> [WHAT THE TASK REQUIRES] Transcribe everything in the data word for word. Pictures are left out.

___ SUPPLIED DATA ___

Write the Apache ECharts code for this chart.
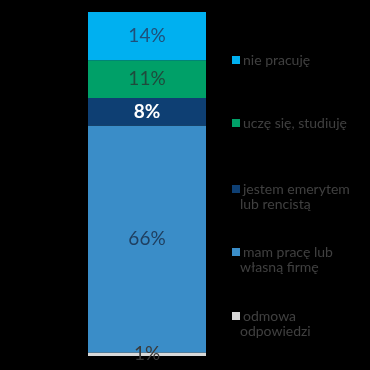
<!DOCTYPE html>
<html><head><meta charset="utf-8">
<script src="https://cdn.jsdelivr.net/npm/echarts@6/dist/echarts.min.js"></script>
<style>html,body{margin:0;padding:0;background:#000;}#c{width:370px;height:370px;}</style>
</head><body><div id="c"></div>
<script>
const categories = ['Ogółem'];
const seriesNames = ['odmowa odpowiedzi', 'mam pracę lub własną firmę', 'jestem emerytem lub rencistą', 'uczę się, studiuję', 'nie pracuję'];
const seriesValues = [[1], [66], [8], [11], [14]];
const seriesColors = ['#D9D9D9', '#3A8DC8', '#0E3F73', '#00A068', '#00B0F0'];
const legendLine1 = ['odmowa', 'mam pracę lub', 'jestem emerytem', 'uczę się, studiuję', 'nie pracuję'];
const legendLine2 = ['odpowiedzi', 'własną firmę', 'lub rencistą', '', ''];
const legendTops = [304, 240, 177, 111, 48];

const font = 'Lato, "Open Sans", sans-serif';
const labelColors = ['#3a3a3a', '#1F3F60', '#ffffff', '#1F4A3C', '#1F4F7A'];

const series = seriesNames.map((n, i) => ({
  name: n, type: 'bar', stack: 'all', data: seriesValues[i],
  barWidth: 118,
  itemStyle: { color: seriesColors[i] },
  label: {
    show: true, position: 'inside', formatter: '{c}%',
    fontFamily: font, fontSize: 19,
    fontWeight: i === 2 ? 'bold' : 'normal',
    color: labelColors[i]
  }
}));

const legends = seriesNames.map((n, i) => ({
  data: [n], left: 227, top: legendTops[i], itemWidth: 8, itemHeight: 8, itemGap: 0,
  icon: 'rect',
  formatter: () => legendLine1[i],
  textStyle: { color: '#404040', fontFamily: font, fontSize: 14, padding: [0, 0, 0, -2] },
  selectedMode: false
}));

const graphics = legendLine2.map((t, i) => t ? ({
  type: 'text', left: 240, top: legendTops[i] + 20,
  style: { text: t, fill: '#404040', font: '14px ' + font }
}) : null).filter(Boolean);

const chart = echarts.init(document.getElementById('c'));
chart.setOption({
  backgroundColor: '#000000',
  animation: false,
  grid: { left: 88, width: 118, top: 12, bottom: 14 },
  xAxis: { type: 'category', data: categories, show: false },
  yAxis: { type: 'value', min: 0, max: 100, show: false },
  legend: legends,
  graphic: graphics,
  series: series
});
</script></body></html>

___

> [COMPLETE RESPONSE]
Write the Apache ECharts code for this chart.
<!DOCTYPE html>
<html><head><meta charset="utf-8">
<script src="https://cdn.jsdelivr.net/npm/echarts@6/dist/echarts.min.js"></script>
<style>html,body{margin:0;padding:0;background:#000;}#c{width:370px;height:370px;}</style>
</head><body><div id="c"></div>
<script>
const categories = ['Ogółem'];
const seriesNames = ['odmowa odpowiedzi', 'mam pracę lub własną firmę', 'jestem emerytem lub rencistą', 'uczę się, studiuję', 'nie pracuję'];
const seriesValues = [[1], [66], [8], [11], [14]];
const seriesColors = ['#D9D9D9', '#3A8DC8', '#0E3F73', '#00A068', '#00B0F0'];
const legendLine1 = ['odmowa', 'mam pracę lub', 'jestem emerytem', 'uczę się, studiuję', 'nie pracuję'];
const legendLine2 = ['odpowiedzi', 'własną firmę', 'lub rencistą', '', ''];
const legendTops = [304, 240, 177, 111, 48];

const font = 'Lato, "Open Sans", sans-serif';
const labelColors = ['#3a3a3a', '#1F3F60', '#ffffff', '#1F4A3C', '#1F4F7A'];

const series = seriesNames.map((n, i) => ({
  name: n, type: 'bar', stack: 'all', data: seriesValues[i],
  barWidth: 118,
  itemStyle: { color: seriesColors[i] },
  label: {
    show: true, position: 'inside', formatter: '{c}%',
    fontFamily: font, fontSize: 19,
    fontWeight: i === 2 ? 'bold' : 'normal',
    color: labelColors[i]
  }
}));

const legends = seriesNames.map((n, i) => ({
  data: [n], left: 227, top: legendTops[i], itemWidth: 8, itemHeight: 8, itemGap: 0,
  icon: 'rect',
  formatter: () => legendLine1[i],
  textStyle: { color: '#404040', fontFamily: font, fontSize: 14, padding: [0, 0, 0, -2] },
  selectedMode: false
}));

const graphics = legendLine2.map((t, i) => t ? ({
  type: 'text', left: 240, top: legendTops[i] + 20,
  style: { text: t, fill: '#404040', font: '14px ' + font }
}) : null).filter(Boolean);

const chart = echarts.init(document.getElementById('c'));
chart.setOption({
  backgroundColor: '#000000',
  animation: false,
  grid: { left: 88, width: 118, top: 12, bottom: 14 },
  xAxis: { type: 'category', data: categories, show: false },
  yAxis: { type: 'value', min: 0, max: 100, show: false },
  legend: legends,
  graphic: graphics,
  series: series
});
</script></body></html>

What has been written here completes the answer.